Die Messkurven des Elektroenzephalogramms passen wunderbar zu den Erfahrungen Schröders und der anderen Studienteilnehmer. Viele von ihnen können endlich wieder klar denken. "Das Meditieren hilft den Patienten, ihre Aufmerksamkeit zu steuern", sagt Keune, 32. "Dadurch verlieren sie sich weniger häufig in negativen Gedanken."
Wie Keune erforscht auch die Psychologin Bethany Kok, 29, die Heilkraft des Geistes. Die US-Amerikanerin untersucht den sogenannten Vagusnerv. Der läuft vom Hirnstamm den Hals entlang durch die Brusthöhle bis zu den Eingeweiden und endet in vielen Verästelungen (sein Vagabundieren hat ihm den Namen "Vagus" eingebracht). Er versorgt die äußeren Gehörgänge, den Schlund, den Kehlkopf, die Lunge, den Magen, den Darm und das Herz.
Beim Einatmen schlägt das Herz oftmals etwas schneller als beim Ausatmen. Dieser Unterschied ergibt den Spannungszustand des Vagusnervs. Ein hoher Tonus bürge für eine geregelte Verdauung, sagt Bethany Kok, und helfe beim Orgasmus. Auch sei er unverzichtbar für soziale Kontakte. Der Blick in die Augen, das einfühlsame Lächeln und das zustimmende Nicken - all das laufe ebenfalls über den Vagusnerv.

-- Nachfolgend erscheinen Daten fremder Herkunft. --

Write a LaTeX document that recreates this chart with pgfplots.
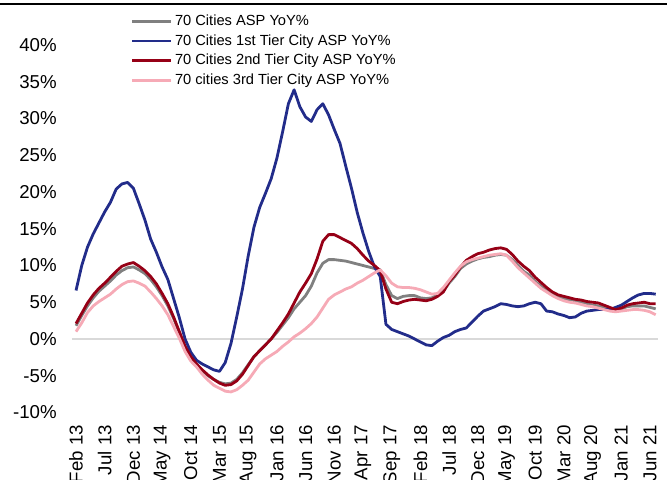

Wäre es nicht großartig zu erfahren, wie man den Tonus dieses Tausendsassas erhöhen kann? Zusammen mit Kollegen der University of North Carolina in Chapel Hill unternahm Kok ein Experiment: Neun Wochen lang notierten 65 Frauen und Männer jeden Abend auf einem Fragebogen die guten und die schlechten Gefühle und Erlebnisse des Tages. Zusätzlich dazu absolvierte die Hälfte von ihnen einen Meditationskurs, in dem sie lernte, Gefühle wie Liebe, Wohlwollen und Mitgefühl hervorzubringen.
Das Ergebnis hat die Gruppe um die Psychologin Bethany Kok jetzt im Fachblatt "Psychological Science" präsentiert: Im Unterschied zur Kontrollgruppe ist der Vagotonus der Meditierenden deutlich gestiegen.
"Wer sich mit guten Gefühlen versorgt, der verbessert den Tonus des Nervus vagus", sagt Kok, die mittlerweile ans Max-Planck-Institut für Kognitions- und Neurowissenschaften in Leipzig gewechselt ist. "Das wiederum ist mit guter Gesundheit verbunden - und könnte zu einem längeren Leben führen."